Start of Provided data

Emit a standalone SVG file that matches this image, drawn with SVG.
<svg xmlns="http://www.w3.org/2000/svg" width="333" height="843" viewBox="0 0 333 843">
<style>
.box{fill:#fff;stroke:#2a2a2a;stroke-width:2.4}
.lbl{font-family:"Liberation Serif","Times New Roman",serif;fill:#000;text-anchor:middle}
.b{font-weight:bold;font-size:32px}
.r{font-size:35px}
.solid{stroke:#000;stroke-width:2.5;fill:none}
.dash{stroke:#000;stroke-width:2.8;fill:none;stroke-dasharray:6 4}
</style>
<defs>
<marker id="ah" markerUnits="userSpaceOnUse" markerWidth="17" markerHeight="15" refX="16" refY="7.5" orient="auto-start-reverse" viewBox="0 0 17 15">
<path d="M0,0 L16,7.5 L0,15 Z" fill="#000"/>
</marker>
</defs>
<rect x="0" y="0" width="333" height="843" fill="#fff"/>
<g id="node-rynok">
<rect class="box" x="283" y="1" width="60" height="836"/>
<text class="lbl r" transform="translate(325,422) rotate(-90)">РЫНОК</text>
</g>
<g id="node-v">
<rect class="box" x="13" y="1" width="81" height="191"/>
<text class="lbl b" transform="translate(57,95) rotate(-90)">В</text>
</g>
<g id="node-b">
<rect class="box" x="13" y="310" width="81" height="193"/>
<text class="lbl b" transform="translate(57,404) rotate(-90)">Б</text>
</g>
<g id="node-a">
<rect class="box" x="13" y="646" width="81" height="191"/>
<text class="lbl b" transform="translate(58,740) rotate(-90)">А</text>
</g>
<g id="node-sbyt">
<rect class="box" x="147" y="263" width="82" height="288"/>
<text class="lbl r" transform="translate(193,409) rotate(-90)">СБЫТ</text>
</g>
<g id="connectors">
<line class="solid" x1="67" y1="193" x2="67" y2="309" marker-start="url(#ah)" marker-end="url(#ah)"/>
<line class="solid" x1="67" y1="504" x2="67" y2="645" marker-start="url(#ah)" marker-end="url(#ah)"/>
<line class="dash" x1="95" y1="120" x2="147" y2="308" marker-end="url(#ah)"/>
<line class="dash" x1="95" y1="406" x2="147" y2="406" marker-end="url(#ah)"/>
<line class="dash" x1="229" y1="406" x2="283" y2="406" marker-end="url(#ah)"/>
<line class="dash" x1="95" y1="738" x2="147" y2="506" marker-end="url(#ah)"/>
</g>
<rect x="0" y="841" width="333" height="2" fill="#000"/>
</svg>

End of Provided data

Requirement →
Retype all the material above precisely, with no line left out.

Answer to this exercise →
Emit a standalone SVG file that matches this image, drawn with SVG.
<svg xmlns="http://www.w3.org/2000/svg" width="333" height="843" viewBox="0 0 333 843">
<style>
.box{fill:#fff;stroke:#2a2a2a;stroke-width:2.4}
.lbl{font-family:"Liberation Serif","Times New Roman",serif;fill:#000;text-anchor:middle}
.b{font-weight:bold;font-size:32px}
.r{font-size:35px}
.solid{stroke:#000;stroke-width:2.5;fill:none}
.dash{stroke:#000;stroke-width:2.8;fill:none;stroke-dasharray:6 4}
</style>
<defs>
<marker id="ah" markerUnits="userSpaceOnUse" markerWidth="17" markerHeight="15" refX="16" refY="7.5" orient="auto-start-reverse" viewBox="0 0 17 15">
<path d="M0,0 L16,7.5 L0,15 Z" fill="#000"/>
</marker>
</defs>
<rect x="0" y="0" width="333" height="843" fill="#fff"/>
<g id="node-rynok">
<rect class="box" x="283" y="1" width="60" height="836"/>
<text class="lbl r" transform="translate(325,422) rotate(-90)">РЫНОК</text>
</g>
<g id="node-v">
<rect class="box" x="13" y="1" width="81" height="191"/>
<text class="lbl b" transform="translate(57,95) rotate(-90)">В</text>
</g>
<g id="node-b">
<rect class="box" x="13" y="310" width="81" height="193"/>
<text class="lbl b" transform="translate(57,404) rotate(-90)">Б</text>
</g>
<g id="node-a">
<rect class="box" x="13" y="646" width="81" height="191"/>
<text class="lbl b" transform="translate(58,740) rotate(-90)">А</text>
</g>
<g id="node-sbyt">
<rect class="box" x="147" y="263" width="82" height="288"/>
<text class="lbl r" transform="translate(193,409) rotate(-90)">СБЫТ</text>
</g>
<g id="connectors">
<line class="solid" x1="67" y1="193" x2="67" y2="309" marker-start="url(#ah)" marker-end="url(#ah)"/>
<line class="solid" x1="67" y1="504" x2="67" y2="645" marker-start="url(#ah)" marker-end="url(#ah)"/>
<line class="dash" x1="95" y1="120" x2="147" y2="308" marker-end="url(#ah)"/>
<line class="dash" x1="95" y1="406" x2="147" y2="406" marker-end="url(#ah)"/>
<line class="dash" x1="229" y1="406" x2="283" y2="406" marker-end="url(#ah)"/>
<line class="dash" x1="95" y1="738" x2="147" y2="506" marker-end="url(#ah)"/>
</g>
<rect x="0" y="841" width="333" height="2" fill="#000"/>
</svg>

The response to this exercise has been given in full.